> **Your objective**
Transcribe the full listing exactly, and drop every picture.

> **Source data**
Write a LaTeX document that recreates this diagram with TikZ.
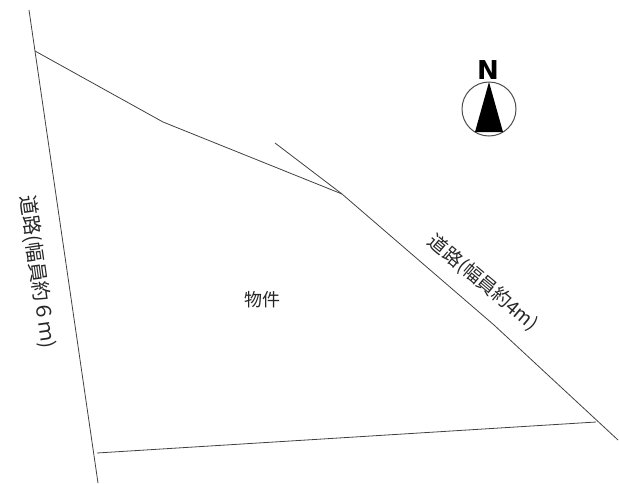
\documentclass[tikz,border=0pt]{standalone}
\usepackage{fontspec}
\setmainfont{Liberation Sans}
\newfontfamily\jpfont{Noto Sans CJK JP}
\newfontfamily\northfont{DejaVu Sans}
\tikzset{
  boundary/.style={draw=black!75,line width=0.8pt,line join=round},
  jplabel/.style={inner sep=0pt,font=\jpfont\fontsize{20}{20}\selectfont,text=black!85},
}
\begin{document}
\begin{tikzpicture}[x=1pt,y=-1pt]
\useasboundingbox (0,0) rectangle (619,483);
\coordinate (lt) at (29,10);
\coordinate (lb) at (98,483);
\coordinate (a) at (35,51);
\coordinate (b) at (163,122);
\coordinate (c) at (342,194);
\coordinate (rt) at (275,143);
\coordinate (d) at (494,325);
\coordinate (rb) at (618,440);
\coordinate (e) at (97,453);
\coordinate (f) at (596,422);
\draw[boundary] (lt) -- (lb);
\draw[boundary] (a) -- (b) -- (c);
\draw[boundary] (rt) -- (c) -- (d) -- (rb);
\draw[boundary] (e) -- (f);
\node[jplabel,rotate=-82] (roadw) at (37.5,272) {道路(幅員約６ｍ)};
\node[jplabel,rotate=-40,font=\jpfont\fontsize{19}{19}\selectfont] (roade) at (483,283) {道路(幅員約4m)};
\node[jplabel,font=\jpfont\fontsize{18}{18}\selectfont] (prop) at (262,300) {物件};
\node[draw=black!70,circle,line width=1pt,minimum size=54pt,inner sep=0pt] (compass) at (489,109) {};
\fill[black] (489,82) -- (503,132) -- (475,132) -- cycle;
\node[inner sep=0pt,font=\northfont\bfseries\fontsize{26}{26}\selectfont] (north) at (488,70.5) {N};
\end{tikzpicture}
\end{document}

> **Output below**
Write a LaTeX document that recreates this diagram with TikZ.
\documentclass[tikz,border=0pt]{standalone}
\usepackage{fontspec}
\setmainfont{Liberation Sans}
\newfontfamily\jpfont{Noto Sans CJK JP}
\newfontfamily\northfont{DejaVu Sans}
\tikzset{
  boundary/.style={draw=black!75,line width=0.8pt,line join=round},
  jplabel/.style={inner sep=0pt,font=\jpfont\fontsize{20}{20}\selectfont,text=black!85},
}
\begin{document}
\begin{tikzpicture}[x=1pt,y=-1pt]
\useasboundingbox (0,0) rectangle (619,483);
\coordinate (lt) at (29,10);
\coordinate (lb) at (98,483);
\coordinate (a) at (35,51);
\coordinate (b) at (163,122);
\coordinate (c) at (342,194);
\coordinate (rt) at (275,143);
\coordinate (d) at (494,325);
\coordinate (rb) at (618,440);
\coordinate (e) at (97,453);
\coordinate (f) at (596,422);
\draw[boundary] (lt) -- (lb);
\draw[boundary] (a) -- (b) -- (c);
\draw[boundary] (rt) -- (c) -- (d) -- (rb);
\draw[boundary] (e) -- (f);
\node[jplabel,rotate=-82] (roadw) at (37.5,272) {道路(幅員約６ｍ)};
\node[jplabel,rotate=-40,font=\jpfont\fontsize{19}{19}\selectfont] (roade) at (483,283) {道路(幅員約4m)};
\node[jplabel,font=\jpfont\fontsize{18}{18}\selectfont] (prop) at (262,300) {物件};
\node[draw=black!70,circle,line width=1pt,minimum size=54pt,inner sep=0pt] (compass) at (489,109) {};
\fill[black] (489,82) -- (503,132) -- (475,132) -- cycle;
\node[inner sep=0pt,font=\northfont\bfseries\fontsize{26}{26}\selectfont] (north) at (488,70.5) {N};
\end{tikzpicture}
\end{document}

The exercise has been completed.